**Aim of the task:** Can you output the material exactly as written, minus any pictures it holds?

**Charts and diagrams as code:**
+-------+

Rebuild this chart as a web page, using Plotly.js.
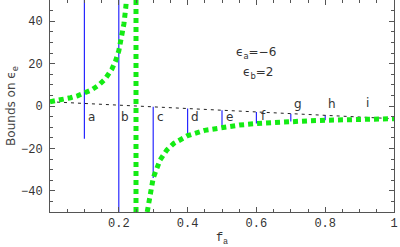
<!DOCTYPE html>
<html><head><meta charset="utf-8">
<script src="https://cdn.plot.ly/plotly-3.0.1.min.js"></script>
<style>html,body{margin:0;padding:0;background:#fff;}#chart{width:400px;height:247px;}</style>
</head><body><div id="chart"></div>
<script>
// Hashin-type bound, left branch
const leftF   = [0, 0.02, 0.04, 0.06, 0.08, 0.10, 0.12, 0.14, 0.16, 0.18, 0.19, 0.20, 0.21, 0.215, 0.22, 0.2222];
const leftEps = [2, 2.52, 3.14, 3.89, 4.82, 6.00, 7.54, 9.64, 12.67, 17.43, 21.0, 26.0, 33.5, 38.86, 46.0, 50];
// right branch
const rightF   = [0.2826, 0.29, 0.30, 0.32, 0.34, 0.36, 0.40, 0.45, 0.50, 0.55, 0.60, 0.65, 0.70, 0.75, 0.80, 0.85, 0.90, 0.95, 1.00];
const rightEps = [-50, -41.5, -34.0, -25.43, -20.67, -17.64, -14.0, -11.5, -10.0, -9.0, -8.29, -7.75, -7.33, -7.0, -6.73, -6.5, -6.31, -6.14, -6.0];
// asymptote
const poleF = [0.25, 0.25];
const poleEps = [-50, 50];
// Wiener (dashed) line
const wienerF = [0, 1];
const wienerEps = [2, -6];
// vertical bound segments
const segF      = [0.1, 0.2, 0.3, 0.4, 0.5, 0.6, 0.7, 0.8, 0.9];
const segTop    = [50, 50, -0.4, -1.2, -2.0, -2.8, -3.6, -4.4, -5.2];
const segBottom = [-15.4, -50, -34.0, -14.0, -10.0, -8.29, -7.33, -6.73, -6.31];
const segLabels = ['a','b','c','d','e','f','g','h','i'];
const labelF    = [0.12, 0.219, 0.32, 0.421, 0.521, 0.62, 0.722, 0.821, 0.923];
const labelEps  = [-5.2, -5.2, -5.2, -5.0, -5.2, -4.8, 1.1, 1.1, 1.2];

const green = 'rgb(20,235,20)';
const traces = [];
const sx = [], sy = [];
segF.forEach((f,i)=>{ sx.push(f,f,null); sy.push(segTop[i],segBottom[i],null); });
traces.push({x:sx, y:sy, mode:'lines', line:{color:'rgb(40,40,255)', width:1.2}, hoverinfo:'skip'});
traces.push({x:wienerF, y:wienerEps, mode:'lines', line:{color:'#222', width:1, dash:'3px,4px'}, hoverinfo:'skip'});
const gl = {color:green, width:5, dash:'5px,4px'};
traces.push({x:leftF, y:leftEps, mode:'lines', line:gl, hoverinfo:'skip'});
traces.push({x:poleF, y:poleEps, mode:'lines', line:gl, hoverinfo:'skip'});
traces.push({x:rightF, y:rightEps, mode:'lines', line:gl, hoverinfo:'skip'});

const annFont = {family:'DejaVu Sans', size:12, color:'#333'};
const annotations = segLabels.map((t,i)=>({x:labelF[i], y:labelEps[i], text:t, showarrow:false, font:annFont, xanchor:'center', yanchor:'middle'}));
annotations.push({x:0.6, y:25, text:'ϵ<sub>a</sub>=−6', showarrow:false, font:annFont, xanchor:'center', yanchor:'middle'});
annotations.push({x:0.605, y:15.8, text:'ϵ<sub>b</sub>=2', showarrow:false, font:annFont, xanchor:'center', yanchor:'middle'});

const mono = 'Liberation Mono, Courier New, monospace';
const tickFont = {family:mono, size:12, color:'#333'};
const layout = {
  width:400, height:247,
  margin:{l:50, r:6, t:0, b:35},
  paper_bgcolor:'#fff', plot_bgcolor:'#fff',
  showlegend:false,
  xaxis:{range:[0,1], tickvals:[0.2,0.4,0.6,0.8,1], ticktext:['0.2','0.4','0.6','0.8','1'],
    ticks:'inside', ticklen:5, tickcolor:'#555', showline:true, linecolor:'#555', linewidth:1, mirror:'ticks',
    showgrid:false, zeroline:false, tickfont:tickFont,
    minor:{dtick:0.05, tick0:0, ticks:'inside', ticklen:3, tickcolor:'#555', showgrid:false},
    title:{text:'f<sub>a</sub>', font:{family:mono, size:12, color:'#333'}, standoff:10}},
  yaxis:{range:[-50,50], tickvals:[-40,-20,0,20,40], ticktext:['−40','−20','0','20','40'],
    ticks:'inside', ticklen:5, tickcolor:'#555', showline:true, linecolor:'#555', linewidth:1, mirror:'ticks',
    showgrid:false, zeroline:false, tickfont:tickFont, ticklabelstandoff:4,
    minor:{dtick:5, tick0:0, ticks:'inside', ticklen:3, tickcolor:'#555', showgrid:false},
    title:{text:'Bounds on ϵ<sub>e</sub>', font:{family:'DejaVu Sans', size:12, color:'#444'}, standoff:2}},
  annotations:annotations
};
Plotly.newPlot('chart', traces, layout, {staticPlot:true, displayModeBar:false});
</script></body></html>
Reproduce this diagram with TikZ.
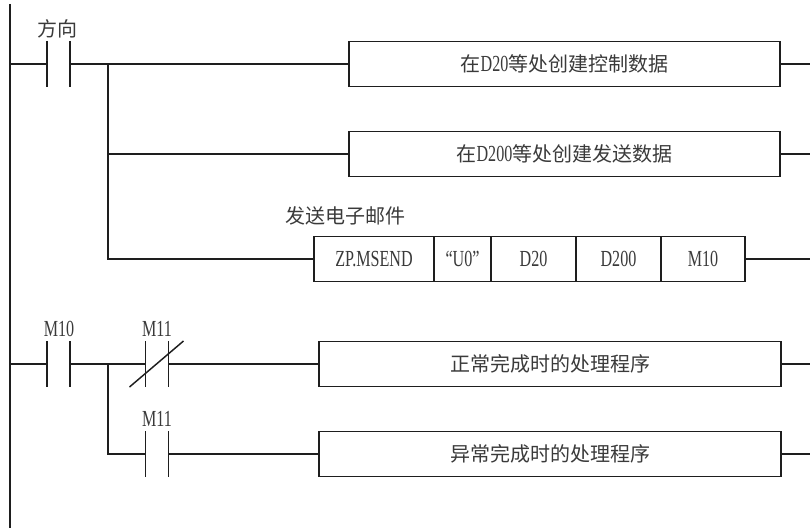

+-------+

**Correct result:**
Rebuild this chart as a web page, using Plotly.js.
<!DOCTYPE html>
<html><head><meta charset="utf-8">
<script src="https://cdn.plot.ly/plotly-3.0.1.min.js"></script>
<style>html,body{margin:0;padding:0;background:#fff;}#chart{width:400px;height:247px;}</style>
</head><body><div id="chart"></div>
<script>
// Hashin-type bound, left branch
const leftF   = [0, 0.02, 0.04, 0.06, 0.08, 0.10, 0.12, 0.14, 0.16, 0.18, 0.19, 0.20, 0.21, 0.215, 0.22, 0.2222];
const leftEps = [2, 2.52, 3.14, 3.89, 4.82, 6.00, 7.54, 9.64, 12.67, 17.43, 21.0, 26.0, 33.5, 38.86, 46.0, 50];
// right branch
const rightF   = [0.2826, 0.29, 0.30, 0.32, 0.34, 0.36, 0.40, 0.45, 0.50, 0.55, 0.60, 0.65, 0.70, 0.75, 0.80, 0.85, 0.90, 0.95, 1.00];
const rightEps = [-50, -41.5, -34.0, -25.43, -20.67, -17.64, -14.0, -11.5, -10.0, -9.0, -8.29, -7.75, -7.33, -7.0, -6.73, -6.5, -6.31, -6.14, -6.0];
// asymptote
const poleF = [0.25, 0.25];
const poleEps = [-50, 50];
// Wiener (dashed) line
const wienerF = [0, 1];
const wienerEps = [2, -6];
// vertical bound segments
const segF      = [0.1, 0.2, 0.3, 0.4, 0.5, 0.6, 0.7, 0.8, 0.9];
const segTop    = [50, 50, -0.4, -1.2, -2.0, -2.8, -3.6, -4.4, -5.2];
const segBottom = [-15.4, -50, -34.0, -14.0, -10.0, -8.29, -7.33, -6.73, -6.31];
const segLabels = ['a','b','c','d','e','f','g','h','i'];
const labelF    = [0.12, 0.219, 0.32, 0.421, 0.521, 0.62, 0.722, 0.821, 0.923];
const labelEps  = [-5.2, -5.2, -5.2, -5.0, -5.2, -4.8, 1.1, 1.1, 1.2];

const green = 'rgb(20,235,20)';
const traces = [];
const sx = [], sy = [];
segF.forEach((f,i)=>{ sx.push(f,f,null); sy.push(segTop[i],segBottom[i],null); });
traces.push({x:sx, y:sy, mode:'lines', line:{color:'rgb(40,40,255)', width:1.2}, hoverinfo:'skip'});
traces.push({x:wienerF, y:wienerEps, mode:'lines', line:{color:'#222', width:1, dash:'3px,4px'}, hoverinfo:'skip'});
const gl = {color:green, width:5, dash:'5px,4px'};
traces.push({x:leftF, y:leftEps, mode:'lines', line:gl, hoverinfo:'skip'});
traces.push({x:poleF, y:poleEps, mode:'lines', line:gl, hoverinfo:'skip'});
traces.push({x:rightF, y:rightEps, mode:'lines', line:gl, hoverinfo:'skip'});

const annFont = {family:'DejaVu Sans', size:12, color:'#333'};
const annotations = segLabels.map((t,i)=>({x:labelF[i], y:labelEps[i], text:t, showarrow:false, font:annFont, xanchor:'center', yanchor:'middle'}));
annotations.push({x:0.6, y:25, text:'ϵ<sub>a</sub>=−6', showarrow:false, font:annFont, xanchor:'center', yanchor:'middle'});
annotations.push({x:0.605, y:15.8, text:'ϵ<sub>b</sub>=2', showarrow:false, font:annFont, xanchor:'center', yanchor:'middle'});

const mono = 'Liberation Mono, Courier New, monospace';
const tickFont = {family:mono, size:12, color:'#333'};
const layout = {
  width:400, height:247,
  margin:{l:50, r:6, t:0, b:35},
  paper_bgcolor:'#fff', plot_bgcolor:'#fff',
  showlegend:false,
  xaxis:{range:[0,1], tickvals:[0.2,0.4,0.6,0.8,1], ticktext:['0.2','0.4','0.6','0.8','1'],
    ticks:'inside', ticklen:5, tickcolor:'#555', showline:true, linecolor:'#555', linewidth:1, mirror:'ticks',
    showgrid:false, zeroline:false, tickfont:tickFont,
    minor:{dtick:0.05, tick0:0, ticks:'inside', ticklen:3, tickcolor:'#555', showgrid:false},
    title:{text:'f<sub>a</sub>', font:{family:mono, size:12, color:'#333'}, standoff:10}},
  yaxis:{range:[-50,50], tickvals:[-40,-20,0,20,40], ticktext:['−40','−20','0','20','40'],
    ticks:'inside', ticklen:5, tickcolor:'#555', showline:true, linecolor:'#555', linewidth:1, mirror:'ticks',
    showgrid:false, zeroline:false, tickfont:tickFont, ticklabelstandoff:4,
    minor:{dtick:5, tick0:0, ticks:'inside', ticklen:3, tickcolor:'#555', showgrid:false},
    title:{text:'Bounds on ϵ<sub>e</sub>', font:{family:'DejaVu Sans', size:12, color:'#444'}, standoff:2}},
  annotations:annotations
};
Plotly.newPlot('chart', traces, layout, {staticPlot:true, displayModeBar:false});
</script></body></html>
Reproduce this diagram with TikZ.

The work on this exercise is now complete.